Das Bundesgericht kommt dann im Urteil 7B_122/2022, 7B_123/2022, 7B_124/2022, 7B_126/2022 vom 12. Februar 2024 zur Schlussfolgerung:

«Inwiefern die vorgenannten Vorfälle als eigentliche Verfahrensfehler zu betrachten sind, kann vorliegend dahingestellt bleiben. Jedenfalls ist den Beschwerdeführern insoweit zuzustimmen, als die Vorgehensweise des Beschwerdegegners in ihrer Gesamtheit geeignet ist, den Eindruck zu erwecken, er erschwere in rechtlich fragwürdiger und unlauterer Weise die Verteidigung und offenbare damit eine ihnen gegenüber voreingenommene Grundhaltung (siehe E. 4 hiervor). Unbeachtlich ist diesbezüglich, ob eine solche Erschwerung der Verteidigung vom Beschwerdeführer tatsächlich beabsichtigt war oder nicht, ist doch bereits der Anschein von Befangenheit für die Annahme eines Ausstandsgrunds ausreichend (statt vieler BGE 149 I 14 E. 5.3.2). Mit der Feststellung, es liege kein Ausstandsgrund im Sinne von Art. 56 lit. f StPO vor, verletzt die Vorinstanz Bundesrecht und die Beschwerden sind begründet. Damit erübrigt es sich, sich mit den angeblich zahlreichen weiteren Verfehlungen des Beschwerdegegners auseinanderzusetzen, die ihm von den Beschwerdeführern vorgeworfen werden.» (E.6.5).

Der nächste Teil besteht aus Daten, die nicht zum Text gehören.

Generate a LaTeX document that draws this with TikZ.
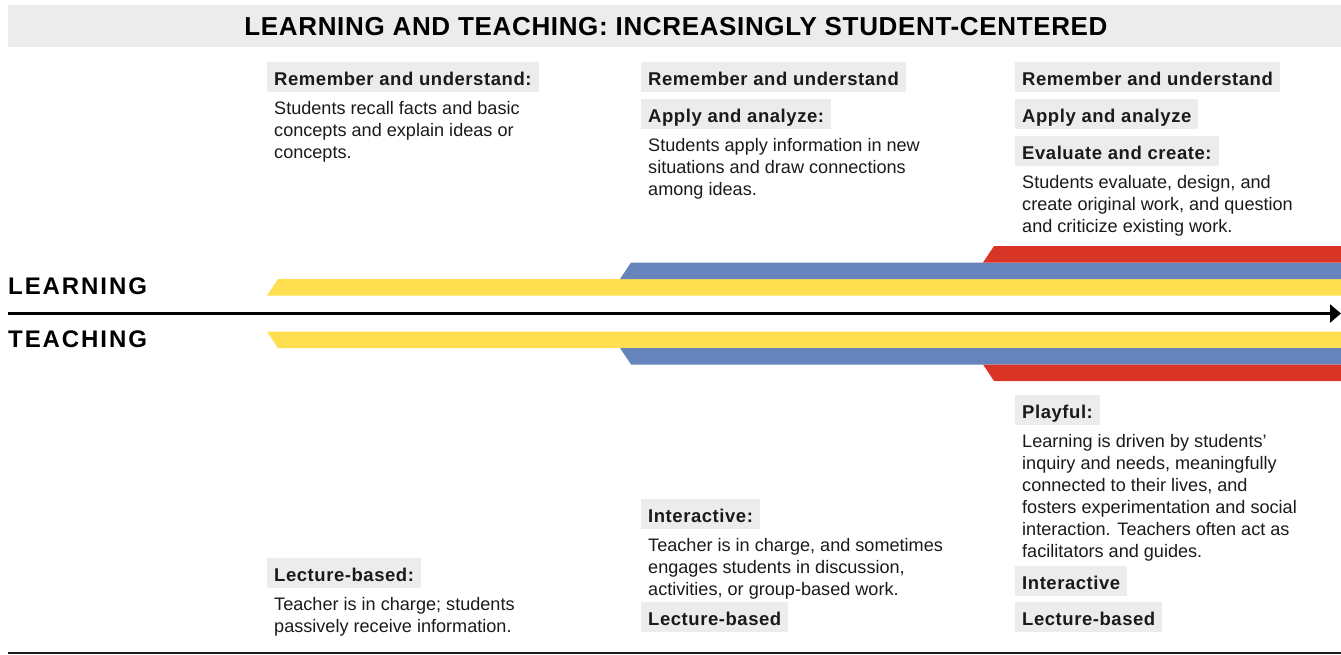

Das Bundesgericht heisst die Beschwerden gut, soweit es auf diese eintritt. Die angefochtenen Beschlüsse sind aufzuheben und die Streitsache an die Vorinstanz zurückzuweisen, damit diese den Beschwerdegegner in den Ausstand versetzt und, soweit sie hierfür zuständig ist und über die Folgen der Verletzung der Ausstandsvorschriften gemäss Art. 60 StPO befindet. (E.7).